Protocol was implemented in spring 2017, and the declined started slowing late last year. 2018, though, has been cause for celebration, as the university experienced a net increase in overall enrollment. Even more exciting is the more than 2,200 freshmen (including a 10 percent increase in local students) who enrolled at Mānoa this fall — the largest in the university’s 111-year history.
Lassner credits the influx to partners like the state Department of Education and its Hawai‘i P-20 college and career readiness program for high schoolers.
“What’s really remarkable about it is that the impact is so strong for students who prior to this would have been least likely to go to college — low-income or first generation,” he explains. “We really have to be working to help instill in them the idea that going to college is something you can achieve. It’s something that every student can achieve.
“There are P-20 programs in most states, but I have never encountered one in any state that is as successful and as impactful as Hawai‘i’s P-20 program.
“This is a really great institution,” Lassner adds of the UH system. “I would like the community to realize just how great a university we are. We have to get more students to attend college, including here, we’ve got to get them out faster. We have to stimulate the economy.
“Hawai‘i needs a more educated citizenry, and we’re the biggest factor in that.”
University of Hawai‘i president and Mānoa interim chancellor David Lassner is a self-proclaimed geek at heart. He’s spent the better part of his life engaged in information sciences and got his start with the university working on the PLATO computer system, and for nearly two decades was the institution’s chief information officer.

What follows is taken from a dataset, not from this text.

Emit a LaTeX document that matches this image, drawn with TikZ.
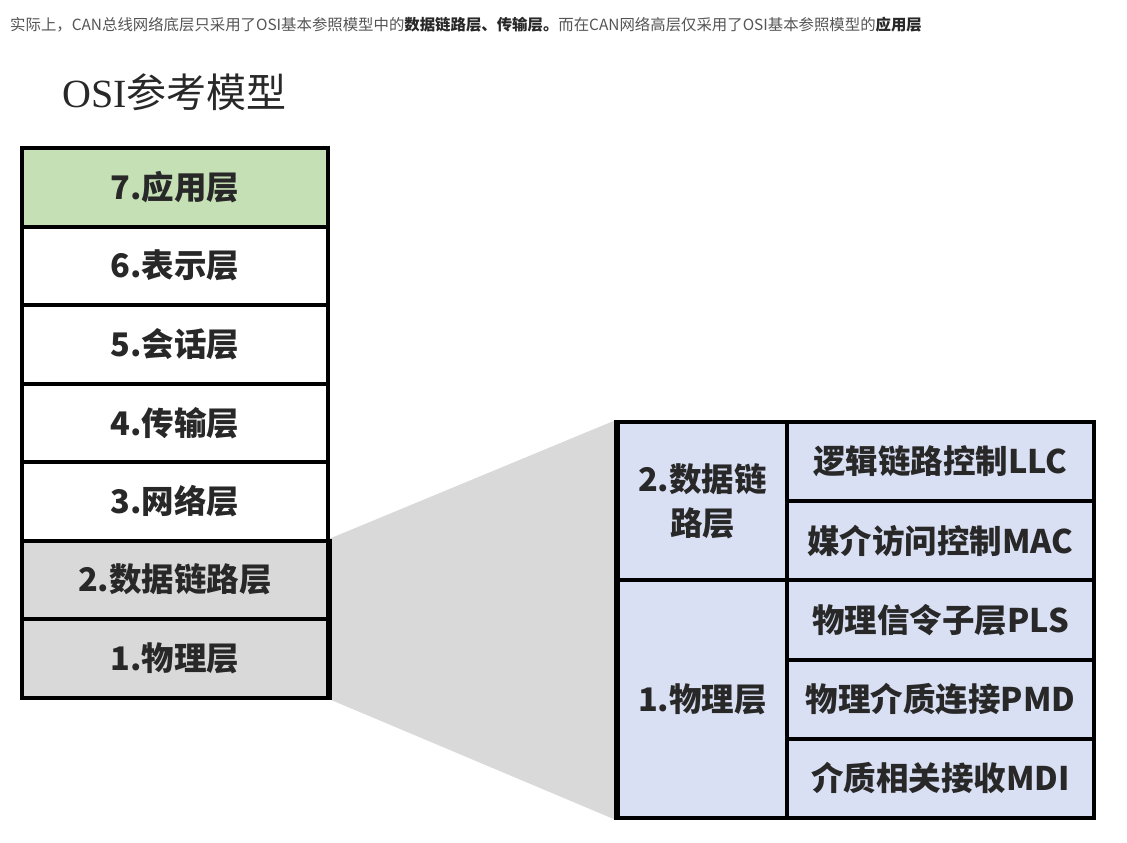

UH football, though, has a special place in his heart. And, given the team’s stellar play so far, he looks forward to what the rest of the season holds.
“It’s amazing to me how much football, and frankly athletics in general, really touches the community,” he says. “It’s really important when we do well, unintuitive as it seems, because it changes people’s attitude about the entire university, so I’m really excited for the success that (football coach) Nick (Rolovich) has had.”
But it’s not just the football team that’s spurring the university forward. Lassner also credits the likes of men’s basketball coach Eran Ganot, women’s volleyball coach Robyn Ah Mow-Santos, men’s volleyball coach Charlie Wade, women’s soccer coach Michele “Bud” Nagamine and more.
“When we see them winning, it’s great for the university, and it’s great for the people of Hawai‘i,” Lassner adds.
David Lassner remembers the first time he saw hula kahiko. It changed his life.
“It was Aunty Edith Kanaka‘ole’s hālau from the Big Island,” he recalls. “I was just transfixed. I had never seen anything like it.”
That was nearly 40 years ago, but he remembers it like it was yesterday. Lassner reminisces about taking his first hula class at University of Hawai‘i at Mānoa after that experience, adding that he eventually joined a hālau and was able to travel to France with fellow dancers to share the cultural artform back in the early 1980s. He danced hula oﬀ and on for several years, and though his role as president of UH keeps him busy, he still finds time to enjoy his passion.
“I still, every once in a while, bust one out,” he adds with a laugh.